(GIVEN INSTRUCTION):
Can you copy out the data exactly? Leave the images out.

* begin SUPPLIED INFORMATION *

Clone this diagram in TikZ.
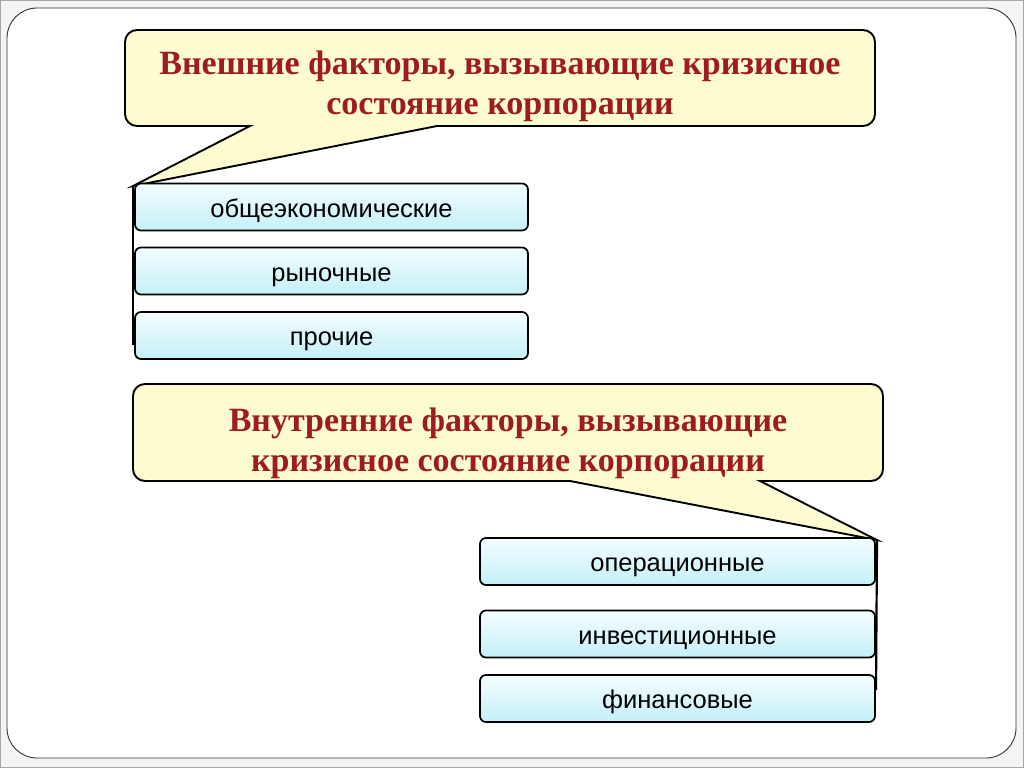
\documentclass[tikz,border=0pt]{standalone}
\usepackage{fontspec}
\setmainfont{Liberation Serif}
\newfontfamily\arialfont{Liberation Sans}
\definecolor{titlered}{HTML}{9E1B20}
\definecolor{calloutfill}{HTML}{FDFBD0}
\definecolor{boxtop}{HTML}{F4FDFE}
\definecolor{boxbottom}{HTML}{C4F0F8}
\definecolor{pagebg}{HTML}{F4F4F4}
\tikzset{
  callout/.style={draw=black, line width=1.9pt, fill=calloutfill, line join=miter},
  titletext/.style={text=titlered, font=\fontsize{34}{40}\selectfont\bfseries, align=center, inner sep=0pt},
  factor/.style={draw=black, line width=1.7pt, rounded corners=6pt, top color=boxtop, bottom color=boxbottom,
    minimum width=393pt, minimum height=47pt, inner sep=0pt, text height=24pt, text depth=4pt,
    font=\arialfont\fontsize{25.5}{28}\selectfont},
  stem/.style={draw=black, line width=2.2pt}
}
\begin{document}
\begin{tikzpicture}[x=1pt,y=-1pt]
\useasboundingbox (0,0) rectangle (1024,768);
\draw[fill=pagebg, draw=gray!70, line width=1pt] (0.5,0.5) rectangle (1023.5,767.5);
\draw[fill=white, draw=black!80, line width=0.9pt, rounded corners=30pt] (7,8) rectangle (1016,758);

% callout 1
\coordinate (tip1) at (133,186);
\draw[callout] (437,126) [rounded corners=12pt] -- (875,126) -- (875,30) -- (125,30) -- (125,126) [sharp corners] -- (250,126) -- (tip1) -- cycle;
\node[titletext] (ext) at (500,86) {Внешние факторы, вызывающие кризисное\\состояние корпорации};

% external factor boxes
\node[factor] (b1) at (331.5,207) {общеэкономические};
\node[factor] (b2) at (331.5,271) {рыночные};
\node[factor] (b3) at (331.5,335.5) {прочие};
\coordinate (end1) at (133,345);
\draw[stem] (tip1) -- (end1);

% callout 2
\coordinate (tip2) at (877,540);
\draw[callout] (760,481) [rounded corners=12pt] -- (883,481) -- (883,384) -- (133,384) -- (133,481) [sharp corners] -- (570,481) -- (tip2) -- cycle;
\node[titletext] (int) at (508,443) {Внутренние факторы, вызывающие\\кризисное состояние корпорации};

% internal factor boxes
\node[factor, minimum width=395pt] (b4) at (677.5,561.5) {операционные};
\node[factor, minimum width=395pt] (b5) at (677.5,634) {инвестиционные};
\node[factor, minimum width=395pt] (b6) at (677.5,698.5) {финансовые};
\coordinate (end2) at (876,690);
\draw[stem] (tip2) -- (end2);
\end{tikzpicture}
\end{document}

* end SUPPLIED INFORMATION *

(EXERCISE ANSWER):
Clone this diagram in TikZ.
\documentclass[tikz,border=0pt]{standalone}
\usepackage{fontspec}
\setmainfont{Liberation Serif}
\newfontfamily\arialfont{Liberation Sans}
\definecolor{titlered}{HTML}{9E1B20}
\definecolor{calloutfill}{HTML}{FDFBD0}
\definecolor{boxtop}{HTML}{F4FDFE}
\definecolor{boxbottom}{HTML}{C4F0F8}
\definecolor{pagebg}{HTML}{F4F4F4}
\tikzset{
  callout/.style={draw=black, line width=1.9pt, fill=calloutfill, line join=miter},
  titletext/.style={text=titlered, font=\fontsize{34}{40}\selectfont\bfseries, align=center, inner sep=0pt},
  factor/.style={draw=black, line width=1.7pt, rounded corners=6pt, top color=boxtop, bottom color=boxbottom,
    minimum width=393pt, minimum height=47pt, inner sep=0pt, text height=24pt, text depth=4pt,
    font=\arialfont\fontsize{25.5}{28}\selectfont},
  stem/.style={draw=black, line width=2.2pt}
}
\begin{document}
\begin{tikzpicture}[x=1pt,y=-1pt]
\useasboundingbox (0,0) rectangle (1024,768);
\draw[fill=pagebg, draw=gray!70, line width=1pt] (0.5,0.5) rectangle (1023.5,767.5);
\draw[fill=white, draw=black!80, line width=0.9pt, rounded corners=30pt] (7,8) rectangle (1016,758);

% callout 1
\coordinate (tip1) at (133,186);
\draw[callout] (437,126) [rounded corners=12pt] -- (875,126) -- (875,30) -- (125,30) -- (125,126) [sharp corners] -- (250,126) -- (tip1) -- cycle;
\node[titletext] (ext) at (500,86) {Внешние факторы, вызывающие кризисное\\состояние корпорации};

% external factor boxes
\node[factor] (b1) at (331.5,207) {общеэкономические};
\node[factor] (b2) at (331.5,271) {рыночные};
\node[factor] (b3) at (331.5,335.5) {прочие};
\coordinate (end1) at (133,345);
\draw[stem] (tip1) -- (end1);

% callout 2
\coordinate (tip2) at (877,540);
\draw[callout] (760,481) [rounded corners=12pt] -- (883,481) -- (883,384) -- (133,384) -- (133,481) [sharp corners] -- (570,481) -- (tip2) -- cycle;
\node[titletext] (int) at (508,443) {Внутренние факторы, вызывающие\\кризисное состояние корпорации};

% internal factor boxes
\node[factor, minimum width=395pt] (b4) at (677.5,561.5) {операционные};
\node[factor, minimum width=395pt] (b5) at (677.5,634) {инвестиционные};
\node[factor, minimum width=395pt] (b6) at (677.5,698.5) {финансовые};
\coordinate (end2) at (876,690);
\draw[stem] (tip2) -- (end2);
\end{tikzpicture}
\end{document}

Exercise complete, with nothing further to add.